Biejat o „donoszeniu” w Senacie: To jest informacja kompletnie szokująca

Biejat o „donoszeniu” w Senacie: To jest informacja kompletnie szokująca

Małgorzata Kidawa-Błońska, marszałek Senatu i Magdalena Biejat, wicemarszałek Senatu
Małgorzata Kidawa-Błońska, marszałek Senatu i Magdalena Biejat, wicemarszałek Senatu Źródło: PAP / Tomasz Gzell
–To szokujące i głęboko absurdalne – skomentowała w rozmowie z „Wprost” Magdalena Biejat, kandydatka Lewicy na prezydenta oraz wicemarszałkini Senatu.
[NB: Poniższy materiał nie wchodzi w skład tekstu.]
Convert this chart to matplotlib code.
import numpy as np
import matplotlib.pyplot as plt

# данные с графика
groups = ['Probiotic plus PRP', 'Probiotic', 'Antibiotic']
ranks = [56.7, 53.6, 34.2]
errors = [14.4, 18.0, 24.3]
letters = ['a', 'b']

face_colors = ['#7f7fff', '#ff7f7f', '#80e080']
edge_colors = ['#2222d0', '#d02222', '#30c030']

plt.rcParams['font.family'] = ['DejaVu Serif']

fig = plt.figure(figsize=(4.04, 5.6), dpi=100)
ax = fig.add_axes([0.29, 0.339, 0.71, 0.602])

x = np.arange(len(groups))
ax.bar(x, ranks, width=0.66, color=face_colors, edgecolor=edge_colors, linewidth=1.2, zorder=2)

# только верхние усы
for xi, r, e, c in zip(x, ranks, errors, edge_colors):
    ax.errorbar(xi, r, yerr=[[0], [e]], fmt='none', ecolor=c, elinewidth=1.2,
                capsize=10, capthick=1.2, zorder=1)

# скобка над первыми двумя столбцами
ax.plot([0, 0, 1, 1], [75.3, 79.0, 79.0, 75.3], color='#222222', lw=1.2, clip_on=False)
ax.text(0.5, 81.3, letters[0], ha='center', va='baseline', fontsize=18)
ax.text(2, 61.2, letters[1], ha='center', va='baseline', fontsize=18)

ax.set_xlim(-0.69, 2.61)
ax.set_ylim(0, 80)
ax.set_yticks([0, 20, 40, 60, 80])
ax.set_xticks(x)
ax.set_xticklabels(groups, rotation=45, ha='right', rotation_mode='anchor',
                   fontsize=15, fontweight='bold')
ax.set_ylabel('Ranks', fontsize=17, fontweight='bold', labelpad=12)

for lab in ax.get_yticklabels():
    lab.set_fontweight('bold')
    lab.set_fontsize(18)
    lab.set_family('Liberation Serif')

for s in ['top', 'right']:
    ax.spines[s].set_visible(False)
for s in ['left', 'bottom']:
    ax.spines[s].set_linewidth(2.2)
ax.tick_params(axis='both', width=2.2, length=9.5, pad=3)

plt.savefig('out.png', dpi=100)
W ten sposób odniosła się do zarzutów Michała Kamińskiego, wicemarszałka Senatu oraz polityka PSL-Trzeciej Drogi formułowanych pod adresem „urzędników Małgorzaty Kidawy Błońskiej”. Według polityka, chcieli oni „wysyłać na szpiegowanie senackich kierowców”. Sprawa miała dotyczyć również kierowcy Magdaleny Biejat.
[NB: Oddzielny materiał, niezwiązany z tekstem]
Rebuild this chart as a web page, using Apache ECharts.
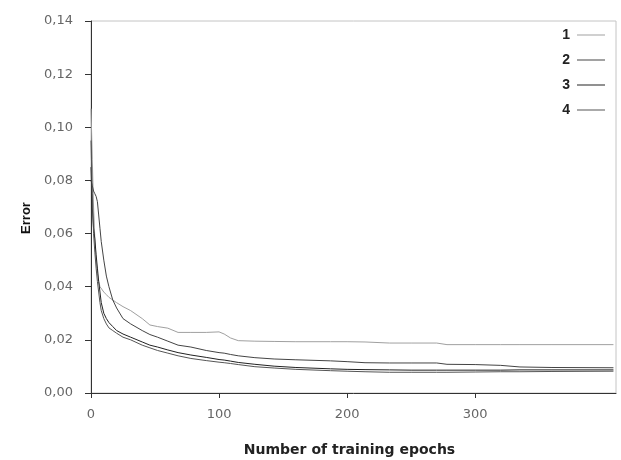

Magdalena Biejat przyznała, że Michał Kamiński zdzwonił dziś do niej i poinformował ją o tym, że „według jego wiedzy kierowcy zostali poproszeni o informowanie kierownictwa co robią i gdzie są wicemarszałkowie Senatu". Na pytanie o to, czy jej kierowca również kontaktował się z nią w tej sprawie, odparła:

– Jestem w środku kampanii prezydenckiej, więc przebywam na urlopie. Dlatego nie jeżdżę ze swoim senackim kierowcą i nie mam z nim żadnego kontaktu.

Dodała, że „ta historia jest bardzo dziwna”. – Nie miałam czasu zareagować, ale na pewno to zrobię. To jest informacja kompletnie szokująca. Zupełnie tego nie rozumiem, bo przecież na bieżąco raportujemy do marszałka Sejmu o naszych zwolnieniach lekarskich czy urlopach. Do czego miałyby służyć bardziej szczegółowe informacje, np. gdzie się udajemy i co robimy w czasie pracy? – pyta retorycznie Biejat.

– Nie powinno to podlegać jakiemuś donoszeniu. To nie te czasy – podkreśliła kandydatka na prezydenta.